One night in 2006 my husband came home, his face flushed from drinking, and demanded to know whether I had spoken with our daughter about Falun Gong. He said the police were looking for me, and he wanted to kick me out. I remained calm, and our daughter screamed and cried, saying she would never let him kick me out of our home. He immediately grew quiet. I tried to comfort her and told her not to cry and said I would not easily move out. He knew he was wrong and went to sleep. Soon he began snoring. I know it is just as Master said,
"It is real anger from the bottom of her heart, because whoever has acquired the karma feels uncomfortable. It is guaranteed to be this way." (Lecture Four, Zhuan Falun, 2000 translation version)
I remained calm. When I went to work the next day I thought I should speak with him more and clarify certain things with him, but he refused to listen. I sent him a cell phone text message in which I said, "I don't blame you for anything, because I know it's hard for you, too. I will agree with any decision you make, but I will not bring you any trouble, because I am a good person who lives according Truthfulness-Compassion-Forbearance. If anything happens to me, [don't worry about me because] it's just as if I died." I felt huge relief after sending it. He completely changed and spoke to me in a kind voice. He never interfered with my Dafa work again.

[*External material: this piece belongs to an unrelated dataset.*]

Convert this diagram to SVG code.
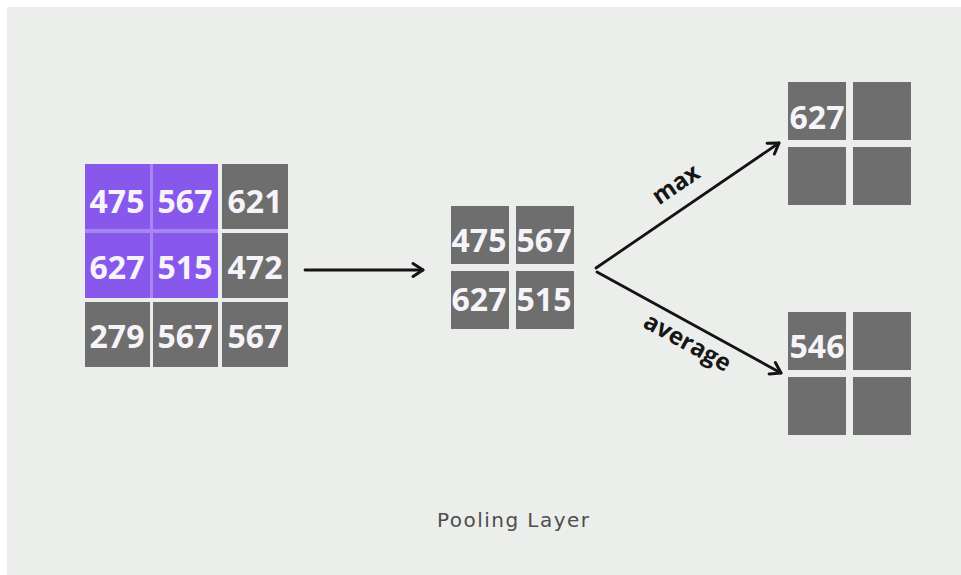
<svg xmlns="http://www.w3.org/2000/svg" width="961" height="575" viewBox="0 0 961 575">
  <defs>
    <style>
      .cell { fill: #6e6e6e; }
      .hot { fill: #8858ec; }
      .num { font-family: "Open Sans", "Liberation Sans", sans-serif; font-weight: 700; font-size: 32px; fill: #f6f4f8; text-anchor: middle; }
      .lbl { font-family: "Open Sans", "Liberation Sans", sans-serif; font-weight: 700; font-size: 24px; fill: #161616; text-anchor: middle; }
      .title { font-family: "DejaVu Sans", "Open Sans", sans-serif; font-size: 20px; fill: #4d4d4d; text-anchor: middle; }
      .wire { fill: none; stroke: #141414; stroke-width: 2.8; stroke-linecap: round; }
    </style>
    <marker id="chev" markerUnits="userSpaceOnUse" viewBox="-13 -9 16 18" markerWidth="16" markerHeight="18" refX="0" refY="0" orient="auto">
      <path d="M-10,-6.5 L0,0 L-10,6.5" fill="none" stroke="#141414" stroke-width="3" stroke-linecap="round" stroke-linejoin="round"/>
    </marker>
  </defs>

  <!-- page -->
  <rect x="0" y="0" width="961" height="575" fill="#ffffff"/>
  <rect x="7" y="7" width="954" height="568" fill="#eceeeb"/>

  <!-- 3x3 input feature map, top-left 2x2 window highlighted -->
  <g id="input-map">
    <rect x="85" y="164" width="133" height="134" fill="#a586f2"/>
    <rect class="hot" x="85" y="164" width="65" height="65"/>
    <rect class="hot" x="153" y="164" width="65" height="65"/>
    <rect class="cell" x="222" y="164" width="66" height="65"/>
    <rect class="hot" x="85" y="233" width="65" height="65"/>
    <rect class="hot" x="153" y="233" width="65" height="65"/>
    <rect class="cell" x="222" y="233" width="66" height="65"/>
    <rect class="cell" x="85" y="302" width="65" height="65"/>
    <rect class="cell" x="153" y="302" width="65" height="65"/>
    <rect class="cell" x="222" y="302" width="66" height="65"/>
    <text class="num" x="117" y="213">475</text>
    <text class="num" x="185" y="213">567</text>
    <text class="num" x="255" y="213">621</text>
    <text class="num" x="117" y="279">627</text>
    <text class="num" x="185" y="279">515</text>
    <text class="num" x="255" y="279">472</text>
    <text class="num" x="117" y="348">279</text>
    <text class="num" x="185" y="348">567</text>
    <text class="num" x="255" y="348">567</text>
  </g>

  <!-- extracted 2x2 window -->
  <g id="window">
    <rect class="cell" x="451" y="206" width="58" height="58"/>
    <rect class="cell" x="516" y="206" width="58" height="58"/>
    <rect class="cell" x="451" y="271" width="58" height="58"/>
    <rect class="cell" x="516" y="271" width="58" height="58"/>
    <text class="num" x="479" y="252">475</text>
    <text class="num" x="544" y="252">567</text>
    <text class="num" x="479" y="311">627</text>
    <text class="num" x="544" y="311">515</text>
  </g>

  <!-- max pooling output -->
  <g id="max-output">
    <rect class="cell" x="788" y="82" width="58" height="58"/>
    <rect class="cell" x="853" y="82" width="58" height="58"/>
    <rect class="cell" x="788" y="147" width="58" height="58"/>
    <rect class="cell" x="853" y="147" width="58" height="58"/>
    <text class="num" x="817" y="129">627</text>
  </g>

  <!-- average pooling output -->
  <g id="avg-output">
    <rect class="cell" x="788" y="312" width="58" height="58"/>
    <rect class="cell" x="853" y="312" width="58" height="58"/>
    <rect class="cell" x="788" y="377" width="58" height="58"/>
    <rect class="cell" x="853" y="377" width="58" height="58"/>
    <text class="num" x="817" y="358">546</text>
  </g>

  <!-- connectors -->
  <g id="connectors">
    <path class="wire" d="M305,270 L423,270" marker-end="url(#chev)"/>
    <path class="wire" d="M596,268 L779,143" marker-end="url(#chev)"/>
    <path class="wire" d="M597,272 L781,373" marker-end="url(#chev)"/>
    <text class="lbl" transform="translate(677,186) rotate(-34.3)" x="0" y="6">max</text>
    <text class="lbl" transform="translate(686,345) rotate(28.8)" x="0" y="5">average</text>
  </g>

  <text class="title" x="513" y="527" textLength="152" lengthAdjust="spacing">Pooling Layer</text>
</svg>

Explaining the facts--Dafa gives me wisdom
After I began to practice Falun Gong in the detention center, I told the woman who taught me the exercises that we should first tell people about Truthfulness-Compassion-Forbearance before we mention Falun Gong. Once people acknowledge these principles, we can gradually tell them about Falun Gong, since they are universal principles.
The Communist Party never dares to admit that Falun Gong speaks of Truthfulness- Compassion-Forbearance, and it demonizes Falun Gong publicly. If people would acknowledge the principle of Truthfulness-Compassion-Forbearance, the negative information in their heads would be eliminated bit-by-bit, since Truthfulness-Compassion-Forbearance is the Fa.
When she said Master was using me to remind her of this, I felt Dafa had opened my wisdom. For the past five years I have done the same thing when explaining Falun Gong to people, which has proven to work, and a lot of precious people were saved. I have formed the habit of speaking with strangers as well as acquaintances.
The above are only some of my experiences. My gratitude toward Master is truly overwhelming. Please point out anything inappropriate.
Thank you, Master! Thank you, fellow practitioners! Heshi.